The following article was originally published in the Ohio Capital Journal and published on News5Cleveland.com under a content-sharing agreement.
More Ohioans are embracing absentee voting this year than ever before, figures provided by Ohio Secretary of State Frank LaRose show.
A total of 1,784,004 absentee ballot applications had been received by the 88 county boards of elections offices as of Sept. 18, LaRose announced. That includes nearly 400,000 in just the week leading up to that date, meaning Ohio is well on pace to surpass 2 million absentee ballots requested.
The 1.78 million ballot applications received thus far in 2020 is already more than twice as many as received at the same point in 2016, according to LaRose.
Secretary of State Frank LaRose provided this chart showing that absentee ballot requests are way up (at this point in the election cycle) compared to previous years.
There is still time to register to vote. Registration is available online by clicking here. The deadline to register is Oct. 5 in order to vote in the General Election.
Oct. 5 is also the deadline for Ohioans to update their voter registration ahead of the November election. It is important that voters submit any changes to their name or address. These changes can be made online by clicking here.
Want to double check you are registered and have the correct information listed? The voter registration check is available online by clicking here.
If you’re looking to vote absentee ballot (by mail or by ballot drop box), you will have to request the ballot like 1,784,004 Ohioans have done. There is still ample time to request one. Voters received a blank request form in the mail earlier this month.
You can also find blank forms online here to send back, or can fill out this online form to have a request form mailed again to you. The deadline to apply for an absentee ballot is the Saturday before Election Day, though LaRose is stressing that voters do so sooner than later to ensure the request can be processed in time.
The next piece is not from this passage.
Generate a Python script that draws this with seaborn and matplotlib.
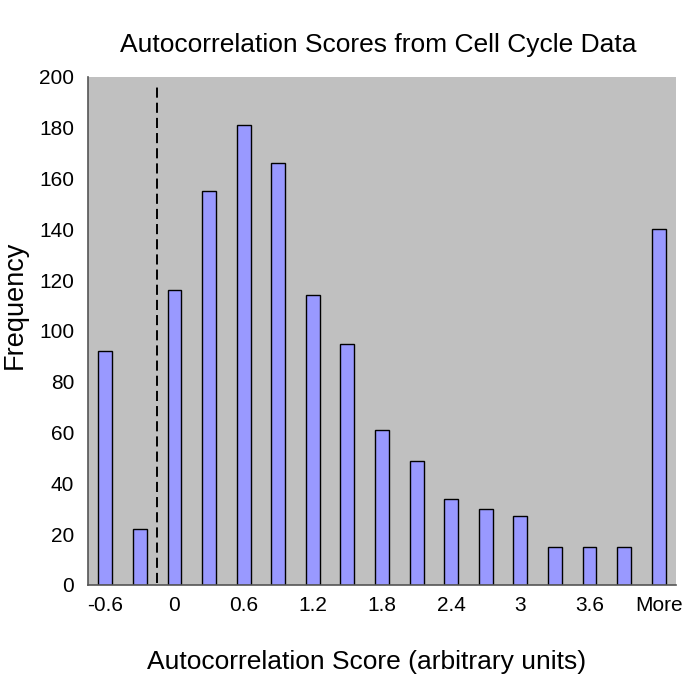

The actual absentee ballots themselves will be sent to voters who requested them beginning Oct. 6. They can be mailed back to the voter’s respective county board of elections office, or can be dropped off in a secure drop box located at each elections office address.
If you’re voting by mail, the ballot must be postmarked by Nov. 2 (the day before Election Day) in order to count. If you’re looking to drop off your ballot, it must be returned to the drop box by 7:30 p.m. on election night.
If you’re planning to head to the polls to vote on Election Day, you can find the correct polling location by searching here.